There is a rich history of 20th century music in Namibia that was suppressed and all but erased by political forces. Now an archive project called Stolen Moments – Namibian Music History Untold is restoring it to the public domain.
It is a national treasure hunt for the Namibian music culture that wasn’t allowed to flourish during apartheid in Namibia when the country was under white South African control. In the project’s own words, it recovers “the bits and pieces of our musical memory from the 1950s to the late 1980s” by collecting personal stories as well as visual and sound documents.
Stolen Moments is the brainchild of a research group composed of academic Aino Moongo, filmmaker Thorsten Schütte and musician Baby Doeseb. Some of the results of the archive gathering process are already being displayed.
During a 2016 exhibition at the Iwalewa House of Bayreuth University the curator of the project, Moongo, presented insights into the work in progress. The exhibition was also shown at the Basler Afrika Bibliographien, at Kunstraum Kreuzberg and the Brunei Gallery. Given that “very few Namibian bands made it onto the airwaves or the regional or international stage,” said Moongo, such visibility is a long overdue recognition of a sub-culture. As Moongo elaborated:
There are many reasons why you’ve never heard this music before. It was censored, suppressed, prohibited and made almost impossible to listen to. Its creators are either long gone or have given up on music making for reasons of adversity, death and despair. And yet this beautiful music exists with a liveliness, as if it never stopped playing.
There were a great many artists all over the country from different ethnic groups that were playing and performing, but under circumstances that were very, very difficult … The first big hurdle was that the music of the locals was never considered as anything meaningful that was meant to be preserved.
Until 1960, the so-called Old Location had been the biggest settlement of black Namibians in what was then South West Africa. In direct proximity to the “white” parts of the capital, Windhoek, its inhabitants were forcefully resettled to Katutura at the outskirts of town. The Old Location was closed in the mid-1960s. Writing its social history remains work in progress.
It had a vibrant inter-ethnic culture, which the apartheid system aimed to destroy through the deliberate segregation of inhabitants into “tribes” and the forced separation of “Coloureds” (mixed-race Namibians) into the new suburb of Khomasdal. Dancing competitions and music performances were an integral part of the weekend life. A young photographer, Dieter Hinrichs, documented these events in 1959 and 1960. He donated his rare photos to the project.
With the forced resettlement to Katutura (which means “a place where we do not stay”) local forms of music did not fade away. Rather, they re-emerged as a poignant form of counter culture, manifesting resilience and perseverance.
we used to have what you call the ‘klop knock’ music where artists would go from door to door and perform and the audience would give them something.
The Ugly Creatures was founded in 1971 as a high school band in a Lutheran boarding school in a rural setting. They soon became the most popular and the most political local band.
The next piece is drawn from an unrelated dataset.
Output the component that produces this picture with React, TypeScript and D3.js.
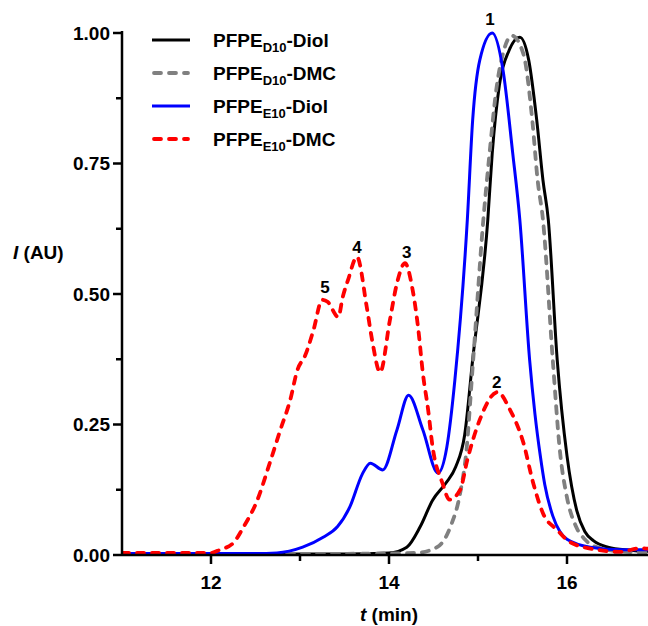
import React from "react";
import * as d3 from "d3";

// elution traces (t in min, intensity normalised)
const diolD10T = [11.0, 13.5, 14.0, 14.2, 14.35, 14.49, 14.64, 14.75, 14.85, 14.94, 15.11, 15.16, 15.24, 15.35, 15.47, 15.57, 15.66, 15.73, 15.79, 15.89, 16.0, 16.11, 16.2, 16.3, 16.46, 16.7, 17.0];
const diolD10V = [0.002, 0.002, 0.004, 0.015, 0.054, 0.105, 0.138, 0.169, 0.23, 0.374, 0.642, 0.77, 0.9, 0.967, 0.992, 0.948, 0.833, 0.718, 0.642, 0.374, 0.19, 0.085, 0.045, 0.027, 0.015, 0.009, 0.006];

const dmcD10T = [11.0, 13.0, 14.0, 14.31, 14.54, 14.69, 14.8, 14.87, 14.94, 15.06, 15.13, 15.21, 15.28, 15.38, 15.51, 15.61, 15.67, 15.73, 15.84, 15.92, 16.0, 16.1, 16.2, 16.3, 16.6, 17.0];
const dmcD10V = [0.002, 0.002, 0.003, 0.004, 0.015, 0.054, 0.119, 0.2, 0.36, 0.642, 0.77, 0.897, 0.96, 0.995, 0.96, 0.833, 0.718, 0.642, 0.374, 0.2, 0.11, 0.055, 0.03, 0.017, 0.007, 0.004];

const diolE10T = [11.0, 12.5, 12.74, 13.03, 13.26, 13.42, 13.56, 13.7, 13.79, 13.93, 14.09, 14.22, 14.38, 14.55, 14.65, 14.74, 14.88, 14.94, 15.02, 15.16, 15.28, 15.39, 15.47, 15.58, 15.64, 15.7, 15.75, 15.84, 15.92, 16.0, 16.26, 16.63, 17.0];
const diolE10V = [0.003, 0.003, 0.004, 0.015, 0.034, 0.054, 0.092, 0.155, 0.176, 0.163, 0.24, 0.306, 0.24, 0.157, 0.207, 0.335, 0.642, 0.833, 0.948, 1.0, 0.93, 0.77, 0.642, 0.374, 0.27, 0.19, 0.135, 0.075, 0.045, 0.03, 0.015, 0.01, 0.01];

const dmcE10T = [11.0, 12.0, 12.1, 12.25, 12.36, 12.52, 12.66, 12.78, 12.89, 12.97, 13.06, 13.15, 13.25, 13.31, 13.43, 13.48, 13.54, 13.64, 13.75, 13.81, 13.9, 14.01, 14.09, 14.18, 14.26, 14.33, 14.38, 14.44, 14.49, 14.6, 14.68, 14.8, 14.88, 15.02, 15.22, 15.36, 15.51, 15.62, 15.73, 15.89, 16.03, 16.34, 16.6, 16.82, 17.0];
const dmcE10V = [0.004, 0.004, 0.01, 0.023, 0.052, 0.105, 0.176, 0.24, 0.297, 0.354, 0.383, 0.43, 0.489, 0.485, 0.456, 0.494, 0.527, 0.571, 0.475, 0.412, 0.35, 0.45, 0.521, 0.559, 0.513, 0.431, 0.349, 0.278, 0.207, 0.138, 0.106, 0.125, 0.182, 0.259, 0.312, 0.278, 0.215, 0.138, 0.08, 0.048, 0.025, 0.01, 0.006, 0.013, 0.01];

const seriesNames = ["D10-Diol", "D10-DMC", "E10-Diol", "E10-DMC"];
const seriesSub = ["D10", "D10", "E10", "E10"];
const seriesEnd = ["-Diol", "-DMC", "-Diol", "-DMC"];

const xTicks = [12, 14, 16];
const xMinor = [13, 15];
const yTicks = [0, 0.25, 0.5, 0.75, 1.0];
const yMinor = [0.125, 0.375, 0.625, 0.875];

const peakLabels = ["1", "2", "3", "4", "5"];
const peakT = [15.135, 15.21, 14.2, 13.64, 13.28];
const peakV = [1.015, 0.32, 0.569, 0.579, 0.502];

const W = 648;
const H = 626;
const FONT = "'Liberation Sans', Arial, sans-serif";

export default function App() {
  const x = d3.scaleLinear().domain([11, 17]).range([122, 656]);
  const y = d3.scaleLinear().domain([0, 1]).range([555, 33]);

  const mk = (ts: number[], vs: number[]) =>
    d3
      .line<number>()
      .x((_, i) => x(ts[i]))
      .y((v) => y(v))
      .curve(d3.curveMonotoneX)(vs) || "";

  const series = [
    { d: mk(diolD10T, diolD10V), color: "#000000", dash: null },
    { d: mk(dmcD10T, dmcD10V), color: "#808080", dash: "7 8" },
    { d: mk(diolE10T, diolE10V), color: "#0000ff", dash: null },
    { d: mk(dmcE10T, dmcE10V), color: "#ff0000", dash: "7 8" },
  ];

  const ax = "#000";
  return (
    <svg
      width={W}
      height={H}
      style={{ position: "absolute", left: 0, top: 0, background: "#fff" }}
      fontFamily={FONT}
      fontWeight="bold"
    >
      <defs>
        <clipPath id="plot">
          <rect x={122} y={0} width={W - 122} height={556} />
        </clipPath>
      </defs>

      {/* curves */}
      <g clipPath="url(#plot)">
        {series.map((s, i) => (
          <path
            key={i}
            d={s.d}
            fill="none"
            stroke={s.color}
            strokeWidth={s.dash ? 3.8 : 3}
            strokeDasharray={s.dash || undefined}
            strokeLinecap={s.dash ? "round" : "butt"}
            strokeLinejoin="round"
          />
        ))}
      </g>

      {/* axes */}
      <line x1={122} x2={W} y1={555} y2={555} stroke={ax} strokeWidth={2.5} />
      <line x1={122} x2={122} y1={556} y2={31} stroke={ax} strokeWidth={2.5} />
      {xTicks.map((t) => (
        <g key={t}>
          <line x1={x(t)} x2={x(t)} y1={555} y2={564} stroke={ax} strokeWidth={2.5} />
          <text x={x(t)} y={589} fontSize={19} textAnchor="middle">
            {t}
          </text>
        </g>
      ))}
      {xMinor.map((t) => (
        <line key={t} x1={x(t)} x2={x(t)} y1={555} y2={561} stroke={ax} strokeWidth={2.5} />
      ))}
      {yTicks.map((v) => (
        <g key={v}>
          <line x1={113} x2={122} y1={y(v)} y2={y(v)} stroke={ax} strokeWidth={2.5} />
          <text x={110} y={y(v)} dy="0.36em" fontSize={19} textAnchor="end">
            {v.toFixed(2)}
          </text>
        </g>
      ))}
      {yMinor.map((v) => (
        <line key={v} x1={116} x2={122} y1={y(v)} y2={y(v)} stroke={ax} strokeWidth={2.5} />
      ))}

      {/* axis titles */}
      <text x={389} y={621} fontSize={19} textAnchor="middle">
        <tspan fontStyle="italic">t</tspan> (min)
      </text>
      <text x={13} y={259} fontSize={19}>
        <tspan fontStyle="italic">I</tspan> (AU)
      </text>

      {/* peak numbers */}
      {peakLabels.map((p, i) => (
        <text key={p} x={x(peakT[i])} y={y(peakV[i])} fontSize={17} textAnchor="middle">
          {p}
        </text>
      ))}

      {/* legend */}
      {seriesNames.map((n, i) => {
        const ly = 40 + i * 33;
        const s = series[i];
        return (
          <g key={n}>
            <line
              x1={s.dash ? 154 : 152}
              x2={s.dash ? 188 : 190}
              y1={ly}
              y2={ly}
              stroke={s.color}
              strokeWidth={s.dash ? 3.8 : 3}
              strokeDasharray={s.dash || undefined}
              strokeLinecap={s.dash ? "round" : "butt"}
            />
            <text x={213} y={ly + 7} fontSize={19}>
              PFPE
              <tspan dy={5} fontSize={13}>
                {seriesSub[i]}
              </tspan>
              <tspan dy={-5}>{seriesEnd[i]}</tspan>
            </text>
          </g>
        );
      })}
    </svg>
  );
}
But their live performances at rallies held by the liberation movement Swapo limited their mobility and career.
Political repression paralysed the advancement of Namibian pop music. Many local talents ended abroad. Among them was the late Willie Mbuende (1947-2015), who became an acclaimed bass guitarist in the Nordic countries before returning home in 1989.
Jackson Kaujeua (1953-2010) grew up in the Old Location. Dubbed “the musical voice of the struggle”, he was the icon of the Namibian music scene abroad. He played a key role in the production of a vinyl record released in 1978 with freedom songs by The Swapo Singers.
Proclaiming a desire for independence, his song The Winds of Change entered the British charts, the only Namibian song to do that to date. Returning to Namibia, he became a popular musical voice during the 1990s.
In 2002 Kaujeua was awarded the inaugural Namibian Lifetime Achievement Award. But he died in poverty of kidney failure, unable to afford treatment. Despite the crucial role he played as a musical ambassador for the liberation struggle, his post-independence life remained anything but that of an acclaimed artist.
Only in death was he recognised by the political leadership, when the country’s president, prime minister and leading politicians joined thousands of mourners at his funeral. In 2014 the Windhoek municipality named a street after him.
Keeping the musical fire burning
Sadly, the end of Namibia’s occupation also brought an end to the performances of those who had used their music as a weapon of resistance. But they have not all been forgotten. Some have made themselves heard again by touring the country to keep “the musical fire burning”.
Dubbed “Namibia’s live music brand of all time”, a new formation of the Ugly Creatures reappeared in 2007 at a Windhoek jazz festival, followed by a concert in 2008. The Namibian Annual Music Awards honoured Axali Doëseb 2014 with a lifetime achievement award. Two other legendary artists of the 1970s and 1980s jazz and jive music scene received lifetime awards in 2018.
Finally, some of the most prominent township veteran musicians reconstituted into the Hometown Band. The first public concert was in August 2019. As one of them stated:
A lot of our peers have retired and I thought that if I also retire, it could mean that the music of our generation was going to die. We want to be an inspiration to other musicians and influence people to play music from their hearts.